| Texto: Jesús María Serrano
Parece mentira Paqui, cada vez que nos vemos me repites que tu señorita tiene más joyas que la mía. Me gustaba más El Puerto [de Santa María] que comenzaba en las calles Albareda, Larga, Cielo, Cruces y Rosa, para terminar en Santa Fe y Santa Clara por el norte, San Francisco y el Campo de Guía al sur, porque acercarse a la estación era toda una aventura, por no hablar que adentrarse por el Camino de los Enamorados o subir a La Belleza o La Angelita. Tuvieron que ser los norteamericanos de la base, quienes construyeran la única carretera digna que actualmente todavía no se ha transformado en avenida de doble sentido.
Los paseos lo determinaban los cines. Del Teatro Principal al Cine Colón y Central Cinema y en ocasiones al Salón Moderno en el barrio alto, donde las señoritas no se aventuraban a ir sin compañía debido a las cosas que podían pasar y, a las lenguas que siempre van a hablar.
Pero debo reconocer que, si bien los cines eran determinantes, los freidores de pescado que hoy casi no existen, también establecían un perímetro de nuestro pueblo y las jerarquías al no existir lance de amor sin papelón de pescado frito, y las tabernas, desde El Golpe en la calle San Juan, tabernón de la calle Palacios. La Burra o Casa Lucas, donde bebían entre horas los empleados del banco, ayuntamiento y oficiales de la funeraria.

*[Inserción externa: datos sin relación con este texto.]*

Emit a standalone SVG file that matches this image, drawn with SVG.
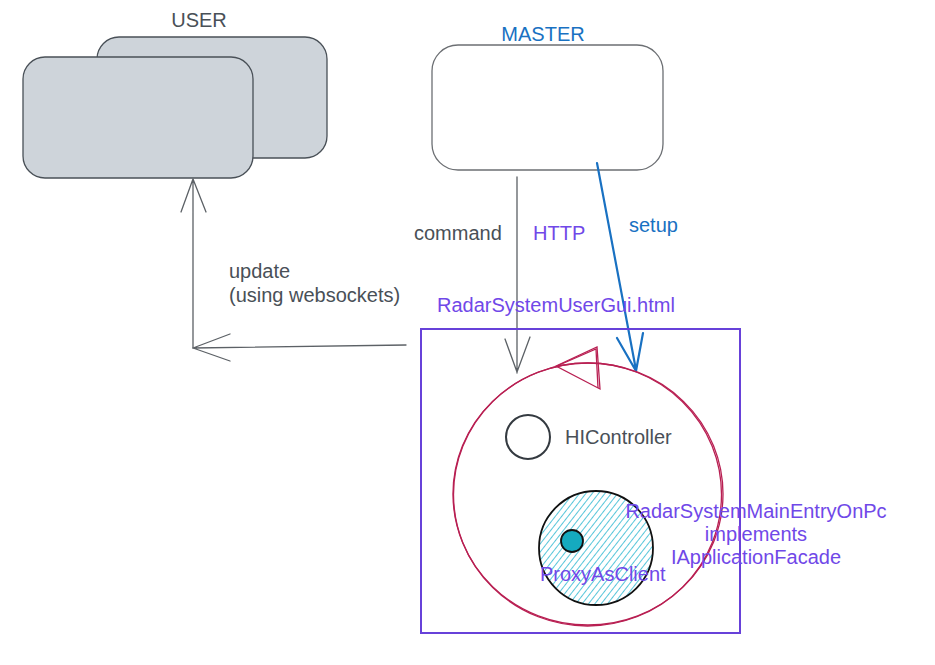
<svg xmlns="http://www.w3.org/2000/svg" width="935" height="665" viewBox="0 0 935 665">
<style>
text{font-family:"Liberation Sans",Arial,sans-serif;font-size:20px}
.gray{fill:#495057}
.blue{fill:#1971c2}
.purple{fill:#7048e8}
.conn{fill:none;stroke:#5c6166;stroke-width:1.3;stroke-linecap:round;stroke-linejoin:round}
.setup{fill:none;stroke:#1971c2;stroke-width:2.2;stroke-linecap:round;stroke-linejoin:round}
.red{fill:none;stroke:#b81f52;stroke-width:1.3}
</style>
<defs>
<pattern id="hatch" patternUnits="userSpaceOnUse" width="5" height="5" patternTransform="rotate(38)">
<line x1="0" y1="0" x2="0" y2="5" stroke="#4fc3d8" stroke-width="1.9"/>
</pattern>
</defs>
<rect width="935" height="665" fill="#fff"/>
<g id="user">
<rect x="97" y="37" width="230" height="121" rx="22" fill="#ced4da" stroke="#495057" stroke-width="1.3"/>
<rect x="23" y="57" width="230" height="121" rx="22" fill="#ced4da" stroke="#495057" stroke-width="1.3"/>
<text x="199" y="27" text-anchor="middle" class="gray">USER</text>
</g>
<g id="master">
<rect x="432" y="45" width="231" height="125" rx="26" fill="#fff" stroke="#6c6f73" stroke-width="1.3"/>
<text x="543" y="41" text-anchor="middle" class="blue">MASTER</text>
</g>
<g id="connectors">
<path class="conn" d="M517 177 L517 373 M505 339 L517 372 L530 337"/>
<path class="setup" d="M597 163 L636 370 M617 338 L636 371 L643 333"/>
<path class="conn" d="M406 345 L193 348 M230 334 L193 348 L230 361"/>
<path class="conn" d="M193 348 L193 179 M181 212 L193 179 L206 212"/>
</g>
<g id="labels">
<text x="414" y="240" class="gray">command</text>
<text x="533" y="240" class="purple">HTTP</text>
<text x="629" y="232" class="blue">setup</text>
<text x="229" y="278" class="gray">update</text>
<text x="229" y="302" class="gray">(using websockets)</text>
<text x="437" y="312" class="purple">RadarSystemUserGui.html</text>
</g>
<g id="gui">
<rect x="421" y="329" width="319" height="304" fill="none" stroke="#6741d9" stroke-width="2"/>
</g>
<g id="loop">
<ellipse cx="588" cy="494" rx="135" ry="131" class="red"/>
<ellipse cx="587.5" cy="494.5" rx="134" ry="131.5" class="red"/>
<path class="red" d="M556 366 L597 347 L600 389 Z"/>
<path class="red" d="M557 366 L596 349 L598 388"/>
</g>
<g id="hicontroller">
<circle cx="528" cy="437" r="22" fill="none" stroke="#343a40" stroke-width="2"/>
<text x="565" y="444" class="gray">HIController</text>
</g>
<g id="proxy">
<circle cx="596" cy="548" r="57" fill="url(#hatch)"/>
<circle cx="596" cy="548" r="57" fill="none" stroke="#111" stroke-width="1.8"/>
<circle cx="572" cy="541" r="11" fill="#15aabf" stroke="#111" stroke-width="1.8"/>
<text x="540" y="581" class="purple">ProxyAsClient</text>
</g>
<g id="mainentry">
<text x="756" y="518" text-anchor="middle" class="purple">RadarSystemMainEntryOnPc</text>
<text x="756" y="541" text-anchor="middle" class="purple">implements</text>
<text x="756" y="564" text-anchor="middle" class="purple">IApplicationFacade</text>
</g>
</svg>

Los cantes de los borrachos en mitad de la noche, el paso cansino de los mulos tirando de los carros sobre los adoquines en las calles urbanizadas, las gaseosas de Espumosos Valdelagrana y sus sifones repartidos por un Isocarro sin marcha atrás.
Si se veía a una joven circular en una Velo-Solex o conduciendo un VW escarabajo todos sabíamos que era una Terry, si alguien arrancaba una Rieju o Motobic tenía un ultramarinos.
Lo que no era tan evocador era el paro, las casas de vecinos que si entrabas en una sabías que al fondo estaba el retrete y un cubo de zinc y alrededor del mismo, puertas y ventanucos, innumerables niños y alguna radio que emitía El criminal nunca gana o Matilde, Perico y Periquín.
Eso me llevé en mi corazón en el tren para Sevilla y eso mismo soñaba cada noche sentado en los bancos de forja del pequeño muelle de San Ignacio donde mi padre y tíos se sentaban, charlaban con sus amigos gallegos Pepe y Juan Sanjuan.
De mi calle de San Bartolomé, larga, ancha y serena como del Guadalete y las playas prefiero no hablar, porque puedo llorar y soy un hombre hecho y derecho.